By working on these two levels, states can design their foreign policy messages and national interests by taking into account human characteristics of their society, historical and cultural considerations, values and traditions, to facilitate international acceptance of their external activity and the image they aim to achieve.
Therefore, digital diplomacy is concerned with the use of social media among diplomats to facilitate the implementation of foreign policy goals and conduct the requirements of diplomatic work, as well as listening to and targeting the public with messages and influencing the trends of governments and organizations online.
There is no doubt that relying on digital diplomatic activity, if used in the right way, will help embassies and diplomatic representations to introduce their countries, and facilitate the process of finding information and communicating with colleagues via e-mail, as well as negotiating draft texts via electronic dialogue.
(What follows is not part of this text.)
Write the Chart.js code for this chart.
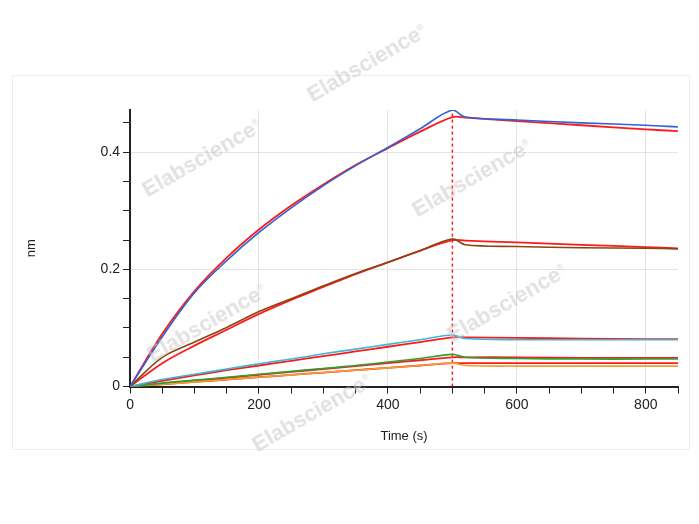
<!DOCTYPE html>
<html><head><meta charset="utf-8">
<script src="https://cdn.jsdelivr.net/npm/chart.js@4"></script>
<style>
body{margin:0;background:#fff;width:699px;height:524px;overflow:hidden;font-family:Arial,"Liberation Sans",sans-serif}
#frame{position:absolute;left:12px;top:75px;width:676px;height:373px;border:1px solid #eee;background:#fff}
#wrap{position:absolute;left:12px;top:75px;width:676px;height:373px}
.wm{position:absolute;color:rgba(200,200,200,0.55);font-weight:bold;font-size:22px;transform:rotate(-30deg);white-space:nowrap;pointer-events:none}
</style></head><body>
<div id="frame"></div>
<div id="wrap"><canvas id="c" width="676" height="373"></canvas></div>
<div class="wm" style="left:300px;top:50px">Elabscience<sup style="font-size:9px">®</sup></div>
<div class="wm" style="left:135px;top:145px">Elabscience<sup style="font-size:9px">®</sup></div>
<div class="wm" style="left:405px;top:165px">Elabscience<sup style="font-size:9px">®</sup></div>
<div class="wm" style="left:140px;top:310px">Elabscience<sup style="font-size:9px">®</sup></div>
<div class="wm" style="left:440px;top:290px">Elabscience<sup style="font-size:9px">®</sup></div>
<div class="wm" style="left:245px;top:400px">Elabscience<sup style="font-size:9px">®</sup></div>
<script>
// sensorgram traces (time in s, response in nm)
const assocTime = [0, 50, 100, 150, 200, 250, 300, 350, 400, 450, 500];
const dissocTime = [500, 520, 600, 700, 800, 850];

const blueAssoc = [0, 0.085, 0.160, 0.215, 0.263, 0.305, 0.343, 0.377, 0.408, 0.440, 0.472];
const blueDissoc = [0.472, 0.460, 0.455, 0.450, 0.446, 0.443];
const brownAssoc = [0, 0.050, 0.076, 0.101, 0.128, 0.150, 0.172, 0.193, 0.212, 0.232, 0.252];
const brownDissoc = [0.252, 0.242, 0.239, 0.237, 0.236, 0.235];
const cyanAssoc = [0, 0.012, 0.021, 0.030, 0.039, 0.047, 0.056, 0.064, 0.072, 0.080, 0.088];
const cyanDissoc = [0.088, 0.082, 0.080, 0.080, 0.080, 0.080];
const greenAssoc = [0, 0.006, 0.011, 0.016, 0.021, 0.026, 0.031, 0.036, 0.042, 0.048, 0.055];
const greenDissoc = [0.055, 0.050, 0.048, 0.047, 0.047, 0.047];
const orangeAssoc = [0, 0.004, 0.008, 0.012, 0.016, 0.020, 0.024, 0.028, 0.032, 0.036, 0.040];
const orangeDissoc = [0.040, 0.036, 0.035, 0.035, 0.035, 0.035];

const fitAssoc = [
  [0, 0.090, 0.163, 0.220, 0.268, 0.309, 0.345, 0.378, 0.407, 0.435, 0.460],
  [0, 0.040, 0.070, 0.097, 0.124, 0.148, 0.170, 0.192, 0.212, 0.232, 0.250],
  [0, 0.010, 0.019, 0.028, 0.036, 0.044, 0.052, 0.060, 0.068, 0.076, 0.084],
  [0, 0.005, 0.010, 0.015, 0.020, 0.025, 0.030, 0.035, 0.040, 0.045, 0.050],
  [0, 0.004, 0.008, 0.012, 0.016, 0.020, 0.024, 0.028, 0.032, 0.036, 0.040]
];
const fitDissoc = [
  [0.460, 0.459, 0.453, 0.446, 0.439, 0.436],
  [0.250, 0.249, 0.246, 0.242, 0.238, 0.236],
  [0.084, 0.084, 0.083, 0.082, 0.081, 0.081],
  [0.050, 0.050, 0.050, 0.049, 0.049, 0.049],
  [0.040, 0.040, 0.040, 0.040, 0.040, 0.040]
];
const traceColors = ["#2f62d8", "#8b4513", "#3ab8d6", "#2fa02f", "#f0a030"];

function pts(xs, ys) { return xs.map((x, i) => ({ x: x, y: ys[i] })); }
function line(data, color, w) {
  return { data: data, borderColor: color, borderWidth: w, pointRadius: 0, tension: 0.35, fill: false };
}

const datasets = [];
const raw = [[blueAssoc, blueDissoc], [brownAssoc, brownDissoc], [cyanAssoc, cyanDissoc], [greenAssoc, greenDissoc], [orangeAssoc, orangeDissoc]];
raw.forEach((r, i) => {
  datasets.push(line(pts(assocTime, r[0]).concat(pts(dissocTime, r[1]).slice(1)), traceColors[i], 1.6));
});
fitAssoc.forEach((f, i) => {
  datasets.push(line(pts(assocTime, f).concat(pts(dissocTime, fitDissoc[i]).slice(1)), "#ff1a1a", 1.8));
});
datasets.push({ data: [{ x: 500, y: 0 }, { x: 500, y: 0.472 }], borderColor: "#ff1a1a", borderWidth: 1.5, borderDash: [3, 3], pointRadius: 0 });

const major = (v, step) => Math.abs(v / step - Math.round(v / step)) < 1e-6;

new Chart(document.getElementById("c"), {
  type: "line",
  data: { datasets: datasets },
  options: {
    responsive: false, animation: false,
    layout: { padding: { left: 8, right: 10, top: 35, bottom: 2 } },
    plugins: { legend: { display: false }, tooltip: { enabled: false } },
    scales: {
      x: {
        type: "linear", min: 0, max: 850,
        ticks: { stepSize: 50, color: "#222", font: { size: 14 }, maxRotation: 0, autoSkip: false,
          callback: v => major(v, 200) ? v : "" },
        grid: { color: c => major(c.tick.value, 200) && c.tick.value > 0 ? "#e4e4e4" : "rgba(0,0,0,0)",
          tickColor: "#222", tickLength: 7 },
        border: { color: "#222", width: 2 },
        title: { display: true, text: "Time (s)", color: "#222", font: { size: 13 }, padding: { top: 12, bottom: 2 } }
      },
      y: {
        min: 0, max: 0.472,
        afterBuildTicks: a => { a.ticks = [0, 0.05, 0.1, 0.15, 0.2, 0.25, 0.3, 0.35, 0.4, 0.45].map(v => ({ value: v })); },
        ticks: { color: "#222", font: { size: 14 }, autoSkip: false,
          callback: v => major(v, 0.2) ? (v === 0 ? "0" : v.toFixed(1)) : "" },
        grid: { color: c => major(c.tick.value, 0.2) && c.tick.value > 0 ? "#e4e4e4" : "rgba(0,0,0,0)",
          tickColor: "#222", tickLength: 7 },
        border: { color: "#222", width: 2 },
        title: { display: true, text: "nm", color: "#222", font: { size: 13 }, padding: { bottom: 58 } }
      }
    }
  }
});
</script>
</body></html>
Diplomats, today, increasingly, use the various social networking platforms such as blogs, Facebook, Twitter, etc., as social media added an important dimension to diplomacy, which made the communication very fast and direct.
Many researchers view digital diplomacy as a traditional diplomacy that relies on a different means, by employing the Internet to provide communication, publication, participation, and evaluation in new and interesting ways.
The digital discussion also contributes to expanding the scope of direct communication between civil society and governments and with influential individuals, as many followers enjoy an important digital presence, and share opinions and experiences through the network. This discussion will be a multi-directional means and a source of enriching information.
Therefore, digital diplomacy participates with its traditional counterpart in achieving the same tasks, from collecting information and preparing reports on conditions and developments within the host country, in addition to strengthening friendly relations between countries and consolidating the foundations of common interests.
It is true that those who say that digital diplomacy has developed the forms of its practices to be more capable of understanding cultures, attitudes and behaviors, building and managing relationships, influencing ideas and mobilizing support to advance interests and goals, through dialogue and discussion.
Hence, engaging the public in the discussion of topics related to international relations has led to an increase in the number of participants in international diplomatic affairs, to include ordinary people, whose opinions may be taken by diplomats to enhance the spotlight on specific issues, or to gain different viewpoints.
In the same sense, diplomatic activities are increasingly supported by the Internet, and the latter is seen as a unique diplomatic tool, with which it is possible to “advertise” not only positions on various issues, but to promote ideas across the globe.
We can say that diplomacy is always adapting and responding to the variables of an increasingly interconnected world. The ability to collect and share information to broad audiences at unprecedented rates has created new opportunities for leaders, policies, and government departments, to put forward opinions and set agendas outside traditional channels.